## start
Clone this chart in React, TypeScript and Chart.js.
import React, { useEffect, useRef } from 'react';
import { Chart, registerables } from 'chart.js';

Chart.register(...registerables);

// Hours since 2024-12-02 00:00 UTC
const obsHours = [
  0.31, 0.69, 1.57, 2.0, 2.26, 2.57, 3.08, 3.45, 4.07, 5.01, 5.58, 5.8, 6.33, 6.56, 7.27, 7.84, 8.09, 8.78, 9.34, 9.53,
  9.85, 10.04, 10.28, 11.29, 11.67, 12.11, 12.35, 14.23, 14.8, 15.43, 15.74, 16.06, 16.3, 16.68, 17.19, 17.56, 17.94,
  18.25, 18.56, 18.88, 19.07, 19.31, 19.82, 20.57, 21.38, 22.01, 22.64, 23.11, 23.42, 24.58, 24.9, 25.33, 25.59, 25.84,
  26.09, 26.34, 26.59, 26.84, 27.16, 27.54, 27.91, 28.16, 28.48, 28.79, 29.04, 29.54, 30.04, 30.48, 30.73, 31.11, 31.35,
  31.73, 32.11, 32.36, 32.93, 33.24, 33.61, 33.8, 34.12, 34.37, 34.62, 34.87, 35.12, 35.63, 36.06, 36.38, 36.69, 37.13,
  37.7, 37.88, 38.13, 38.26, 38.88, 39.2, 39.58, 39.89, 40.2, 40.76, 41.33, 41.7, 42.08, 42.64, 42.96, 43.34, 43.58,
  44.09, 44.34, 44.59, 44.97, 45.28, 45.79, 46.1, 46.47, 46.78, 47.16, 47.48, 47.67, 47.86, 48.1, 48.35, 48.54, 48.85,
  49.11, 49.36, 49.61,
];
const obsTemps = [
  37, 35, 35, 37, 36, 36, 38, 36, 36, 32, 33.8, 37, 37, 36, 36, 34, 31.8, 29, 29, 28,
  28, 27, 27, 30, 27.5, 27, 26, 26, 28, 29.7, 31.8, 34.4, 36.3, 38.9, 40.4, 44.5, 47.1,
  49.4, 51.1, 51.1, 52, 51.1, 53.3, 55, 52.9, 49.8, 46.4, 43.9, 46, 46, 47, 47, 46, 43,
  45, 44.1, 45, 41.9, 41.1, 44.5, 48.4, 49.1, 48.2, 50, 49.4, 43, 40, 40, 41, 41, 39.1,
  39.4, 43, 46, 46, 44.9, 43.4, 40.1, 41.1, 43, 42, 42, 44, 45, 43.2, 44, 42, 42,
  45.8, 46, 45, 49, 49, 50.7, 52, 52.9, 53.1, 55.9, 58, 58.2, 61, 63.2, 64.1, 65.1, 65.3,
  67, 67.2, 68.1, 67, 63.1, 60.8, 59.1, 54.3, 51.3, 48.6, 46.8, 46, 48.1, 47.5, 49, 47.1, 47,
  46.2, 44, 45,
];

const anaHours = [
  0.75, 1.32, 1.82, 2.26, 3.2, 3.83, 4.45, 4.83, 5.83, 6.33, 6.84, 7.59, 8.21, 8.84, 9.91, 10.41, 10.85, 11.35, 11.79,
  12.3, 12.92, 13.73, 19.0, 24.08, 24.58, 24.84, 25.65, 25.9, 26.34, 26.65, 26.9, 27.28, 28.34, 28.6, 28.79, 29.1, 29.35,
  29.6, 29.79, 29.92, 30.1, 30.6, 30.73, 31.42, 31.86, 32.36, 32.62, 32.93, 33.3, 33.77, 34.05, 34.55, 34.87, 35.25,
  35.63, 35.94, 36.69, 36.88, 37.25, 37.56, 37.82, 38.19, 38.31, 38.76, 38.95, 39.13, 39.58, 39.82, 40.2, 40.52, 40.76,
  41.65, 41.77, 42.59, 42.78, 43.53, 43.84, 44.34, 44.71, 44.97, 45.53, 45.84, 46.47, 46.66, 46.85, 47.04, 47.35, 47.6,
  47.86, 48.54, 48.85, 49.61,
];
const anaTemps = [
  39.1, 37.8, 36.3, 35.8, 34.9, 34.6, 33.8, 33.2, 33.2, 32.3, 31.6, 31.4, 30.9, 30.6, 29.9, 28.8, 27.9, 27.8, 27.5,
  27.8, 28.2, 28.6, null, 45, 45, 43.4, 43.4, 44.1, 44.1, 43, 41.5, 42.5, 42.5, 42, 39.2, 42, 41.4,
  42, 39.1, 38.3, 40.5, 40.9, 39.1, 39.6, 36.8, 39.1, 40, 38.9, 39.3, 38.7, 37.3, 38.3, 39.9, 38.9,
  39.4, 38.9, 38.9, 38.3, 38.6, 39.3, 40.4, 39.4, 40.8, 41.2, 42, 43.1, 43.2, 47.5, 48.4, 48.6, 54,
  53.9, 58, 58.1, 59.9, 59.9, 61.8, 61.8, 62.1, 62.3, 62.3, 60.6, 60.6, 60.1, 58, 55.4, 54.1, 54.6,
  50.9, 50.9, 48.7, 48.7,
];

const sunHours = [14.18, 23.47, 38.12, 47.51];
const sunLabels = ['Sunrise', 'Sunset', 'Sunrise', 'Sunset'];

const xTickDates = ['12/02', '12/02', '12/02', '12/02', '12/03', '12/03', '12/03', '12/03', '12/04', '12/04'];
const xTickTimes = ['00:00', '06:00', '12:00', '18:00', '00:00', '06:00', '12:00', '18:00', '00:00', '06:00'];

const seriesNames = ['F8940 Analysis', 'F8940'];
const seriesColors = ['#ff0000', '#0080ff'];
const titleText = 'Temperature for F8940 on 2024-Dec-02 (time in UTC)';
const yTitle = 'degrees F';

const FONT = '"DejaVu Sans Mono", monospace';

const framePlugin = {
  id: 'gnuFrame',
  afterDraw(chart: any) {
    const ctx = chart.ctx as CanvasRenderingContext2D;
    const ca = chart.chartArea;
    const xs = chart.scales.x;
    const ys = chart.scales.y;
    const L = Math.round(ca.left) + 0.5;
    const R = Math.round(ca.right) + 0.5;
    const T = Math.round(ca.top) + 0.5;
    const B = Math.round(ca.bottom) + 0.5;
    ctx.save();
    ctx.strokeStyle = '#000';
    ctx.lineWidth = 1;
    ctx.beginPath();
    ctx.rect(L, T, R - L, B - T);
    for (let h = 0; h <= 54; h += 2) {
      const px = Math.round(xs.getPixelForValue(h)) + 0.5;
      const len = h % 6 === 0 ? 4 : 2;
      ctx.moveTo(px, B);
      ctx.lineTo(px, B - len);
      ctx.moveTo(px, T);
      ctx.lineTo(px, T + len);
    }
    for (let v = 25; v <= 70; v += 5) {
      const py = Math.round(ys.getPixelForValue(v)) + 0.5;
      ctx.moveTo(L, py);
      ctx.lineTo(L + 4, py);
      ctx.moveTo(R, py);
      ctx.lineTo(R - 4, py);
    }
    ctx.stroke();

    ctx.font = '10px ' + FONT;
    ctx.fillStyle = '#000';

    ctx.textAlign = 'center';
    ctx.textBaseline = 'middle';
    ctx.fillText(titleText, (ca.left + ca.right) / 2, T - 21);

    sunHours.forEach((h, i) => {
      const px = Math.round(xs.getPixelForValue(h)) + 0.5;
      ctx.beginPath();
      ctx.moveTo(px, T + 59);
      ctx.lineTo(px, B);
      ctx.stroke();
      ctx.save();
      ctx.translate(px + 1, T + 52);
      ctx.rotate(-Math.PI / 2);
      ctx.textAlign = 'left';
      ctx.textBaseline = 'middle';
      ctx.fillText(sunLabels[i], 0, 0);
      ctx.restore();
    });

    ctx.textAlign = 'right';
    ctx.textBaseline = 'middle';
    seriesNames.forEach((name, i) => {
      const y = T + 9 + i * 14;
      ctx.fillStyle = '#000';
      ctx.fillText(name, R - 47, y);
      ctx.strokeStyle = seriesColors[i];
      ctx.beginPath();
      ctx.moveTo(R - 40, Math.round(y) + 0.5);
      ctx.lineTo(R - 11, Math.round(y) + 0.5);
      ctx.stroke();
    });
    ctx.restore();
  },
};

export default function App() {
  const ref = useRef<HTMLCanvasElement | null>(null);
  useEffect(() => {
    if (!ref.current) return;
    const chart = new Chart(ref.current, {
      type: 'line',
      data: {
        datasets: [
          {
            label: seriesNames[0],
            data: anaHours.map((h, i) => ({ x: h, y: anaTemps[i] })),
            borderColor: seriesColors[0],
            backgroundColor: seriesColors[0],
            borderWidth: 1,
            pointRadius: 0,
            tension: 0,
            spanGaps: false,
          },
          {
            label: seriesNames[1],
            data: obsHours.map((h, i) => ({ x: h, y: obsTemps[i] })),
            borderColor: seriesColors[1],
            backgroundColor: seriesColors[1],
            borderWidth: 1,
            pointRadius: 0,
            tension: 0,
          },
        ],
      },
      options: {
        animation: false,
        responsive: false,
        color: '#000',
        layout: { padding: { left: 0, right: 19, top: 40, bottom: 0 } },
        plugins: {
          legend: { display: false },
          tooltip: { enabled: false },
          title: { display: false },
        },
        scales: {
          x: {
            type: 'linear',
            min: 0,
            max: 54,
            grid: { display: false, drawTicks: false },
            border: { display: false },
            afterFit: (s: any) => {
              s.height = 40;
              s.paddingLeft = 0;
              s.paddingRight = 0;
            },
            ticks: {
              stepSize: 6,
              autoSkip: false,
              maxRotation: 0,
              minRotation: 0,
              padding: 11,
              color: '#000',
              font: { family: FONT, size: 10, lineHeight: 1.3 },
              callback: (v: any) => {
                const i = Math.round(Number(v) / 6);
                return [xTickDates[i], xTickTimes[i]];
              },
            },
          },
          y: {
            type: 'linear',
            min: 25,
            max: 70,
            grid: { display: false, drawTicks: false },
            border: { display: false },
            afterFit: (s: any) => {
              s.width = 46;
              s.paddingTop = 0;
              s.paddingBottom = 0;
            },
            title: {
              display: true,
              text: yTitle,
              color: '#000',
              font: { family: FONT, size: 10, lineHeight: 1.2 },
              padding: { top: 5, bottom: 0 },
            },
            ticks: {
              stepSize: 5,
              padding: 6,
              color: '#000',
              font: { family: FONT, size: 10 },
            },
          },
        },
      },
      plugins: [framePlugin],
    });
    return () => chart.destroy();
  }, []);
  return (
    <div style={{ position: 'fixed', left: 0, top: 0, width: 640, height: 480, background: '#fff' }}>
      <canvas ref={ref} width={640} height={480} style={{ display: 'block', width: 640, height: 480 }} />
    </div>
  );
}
## end
• _STATED EXERCISE_:
Your task is to quote the lines above, beginning with the first and ending with the one that holds "Chart.register(...registerables);".

• _WRITTEN SOLUTION_:
Clone this chart in React, TypeScript and Chart.js.
import React, { useEffect, useRef } from 'react';
import { Chart, registerables } from 'chart.js';

Chart.register(...registerables);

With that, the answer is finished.